Cooperation declaration to promote "Shangri-la"
Three Southwest Chinese regions have vowed to go beyond the restrictions caused by administrative demarcation and work together in turning "Shangri-la" into a world-class tourist destination.
Shangri-la is said to be a popular Tibetan word for "sun and moon in the heart," or an ideal, enchanting wonderland.
A declaration of cooperation was signed by the governmental representatives of Sichuan and Yunnan provinces and Tibet Autonomous Region on Tuesday after full consultations.
With the signing of the declaration titled "Step up cooperation, Work together to turn China's Shangri-la into a world tourism brand name," "chaotic" battles among the three regions will be put an end and construction of a broad-based Shangri-la eco-tourism zone will begin, said industry experts.
The zone covers 50 counties in nine prefectures at the junction of Sichuan, Yunnan and Tibet, and includes the Tibetan Autonomous Prefecture of Diqing in Yunnan, Qamdo Prefecture and Nyingchi County in Tibet, and Ganzi Prefecture in Sichuan.
Shangri-la became world-renowned after British writer James Hilton published his book "Lost Horizon" in 1933.
In order to develop their local economies, Sichuan, Yunnan and Tibet had all played the "Shangri-La" card, each claiming that the real Shangri-la was in its own region.
In 2001, Tibet Autonomous Region put forward a proposal that the three regions should optimize all Shangri-la tourism resources and promote them as one.
The proposal was welcomed by the other two.

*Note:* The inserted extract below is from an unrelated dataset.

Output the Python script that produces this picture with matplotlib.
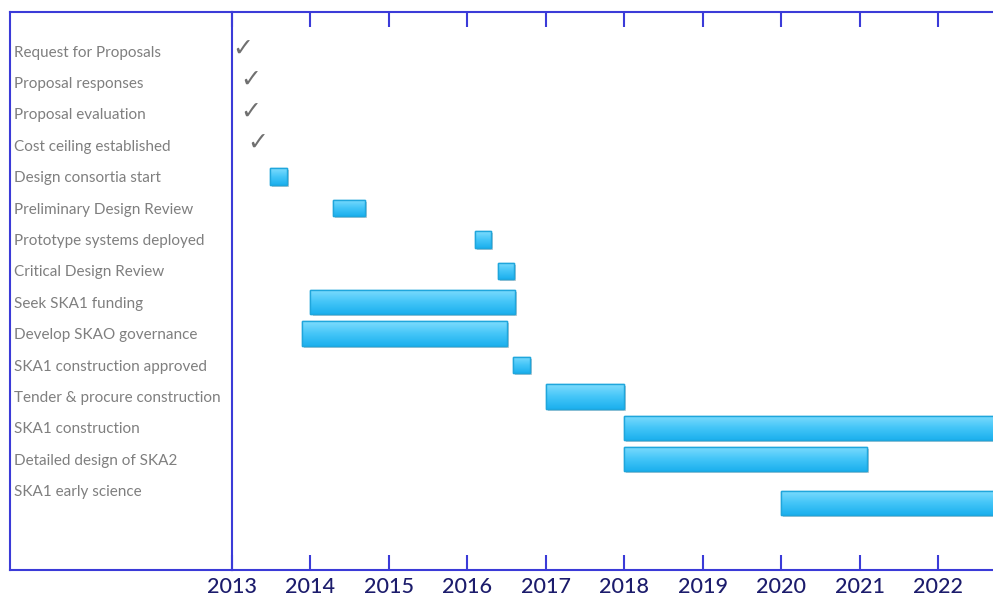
import numpy as np
import matplotlib.pyplot as plt
import matplotlib.patheffects as pe
from matplotlib.colors import LinearSegmentedColormap

# rows of the schedule, top to bottom
tasks = ["Request for Proposals", "Proposal responses", "Proposal evaluation",
         "Cost ceiling established", "Design consortia start",
         "Preliminary Design Review", "Prototype systems deployed",
         "Critical Design Review", "Seek SKA1 funding", "Develop SKAO governance",
         "SKA1 construction approved", "Tender & procure construction",
         "SKA1 construction", "Detailed design of SKA2", "SKA1 early science"]

# completed items (tick marks) and when they were ticked
done_tasks = ["Request for Proposals", "Proposal responses",
              "Proposal evaluation", "Cost ceiling established"]
done_at = [2013.14, 2013.24, 2013.24, 2013.33]

# timeline bars (fractional years)
bar_tasks = ["Design consortia start", "Preliminary Design Review",
             "Prototype systems deployed", "Critical Design Review",
             "Seek SKA1 funding", "Develop SKAO governance",
             "SKA1 construction approved", "Tender & procure construction",
             "SKA1 construction", "Detailed design of SKA2", "SKA1 early science"]
bar_start = [2013.48, 2014.29, 2016.10, 2016.39, 2014.00, 2013.89,
             2016.58, 2017.00, 2018.00, 2018.00, 2020.00]
bar_end = [2013.70, 2014.70, 2016.30, 2016.60, 2016.61, 2016.51,
           2016.80, 2018.00, 2023.50, 2021.10, 2023.50]
bar_lane = [4, 5, 6, 7, 8, 9, 10, 11, 12, 13, 14.4]

years = list(range(2013, 2023))

blue = '#3b3bd8'
W, H = 993, 598
fig = plt.figure(figsize=(W / 100, H / 100), dpi=100)
fig.patch.set_facecolor('white')

y_top, y_bot = -1.24, 16.53
bottom = 28 / H
height = 558 / H

# left box with the task names
ax_lab = fig.add_axes([10 / W, bottom, 222 / W, height])
ax_lab.set_ylim(y_bot, y_top)
ax_lab.set_xlim(0, 1)
ax_lab.set_xticks([])
ax_lab.set_yticks([])
for side in ['left', 'top', 'bottom']:
    ax_lab.spines[side].set_color(blue)
    ax_lab.spines[side].set_linewidth(1.5)
ax_lab.spines['right'].set_visible(False)
for i, name in enumerate(tasks):
    ax_lab.text(0.018, i + 0.05, name, transform=ax_lab.get_yaxis_transform(),
                ha='left', va='center', fontsize=11, color='#7f7f7f',
                family='Lato')

# timeline
ax = fig.add_axes([232 / W, bottom, (W - 232) / W, height])
x_max = 2013 + (W - 232) / 78.44

grad = np.linspace(0, 1, 64).reshape(-1, 1)
cmap = LinearSegmentedColormap.from_list('bar', ['#7fdcfd', '#45c6f8', '#1cb0ee'])

for name, s, e, lane in zip(bar_tasks, bar_start, bar_end, bar_lane):
    h = 0.52 if (e - s) < 0.5 else 0.78
    rect = ax.barh(lane, e - s, left=s, height=h, color='#3fc2f6',
                   edgecolor='#1fa6dc', linewidth=1.0, zorder=3)[0]
    rect.set_path_effects([pe.SimplePatchShadow(offset=(1.5, -1.5), alpha=0.25),
                           pe.Normal()])
    img = ax.imshow(grad, cmap=cmap, aspect='auto', origin='upper',
                    extent=(s, e, lane + h / 2, lane - h / 2), zorder=4)
    img.set_clip_path(rect)
    ax.barh(lane, e - s, left=s, height=h, color='none',
            edgecolor='#1fa6dc', linewidth=1.0, zorder=5)

for name, x in zip(done_tasks, done_at):
    ax.text(x, tasks.index(name) - 0.08, '\u2713', ha='center', va='center',
            fontsize=18, color='#707070', family='DejaVu Sans', zorder=5)

ax.set_xlim(2013, x_max)
ax.set_ylim(y_bot, y_top)
ax.set_yticks([])
ax.set_xticks(years)
ax.set_xticklabels([str(y) for y in years], fontsize=15.5, color='#1c1c6c',
                   family='Lato', fontweight='medium')
ax.tick_params(axis='x', which='both', direction='in', length=11, width=1.5,
               color=blue, top=True, bottom=True, pad=5)
for side in ['left', 'top', 'bottom']:
    ax.spines[side].set_color(blue)
    ax.spines[side].set_linewidth(1.5)
ax.spines['right'].set_visible(False)

fig.savefig('out.png', dpi=100, facecolor='white')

Two meetings of coordination about the establishment of China Shangri-la Ecological Tourism Zone were convened in 2002 and 2003, but without substantial progress.
Wang Huichen, deputy governor of Sichuan Province, said that the cooperation of the three regions in tourism would help reduce cost of the tourism industry, enlarge the tourist market and improve the efficiency of tourism development.
Concerted efforts have been made by the three partners in the past years to improve transportation and connecting sites in the three regions, laying down a good foundation for the establishment of the Shangri-la eco-tourism zone, said Wang.
Shao Qiwei, deputy governor of Yunnan Province, said that greater efforts should also be made by the three partners to open the tourism market to each other so that a barrier-free tourism zone will take shape in southwest China.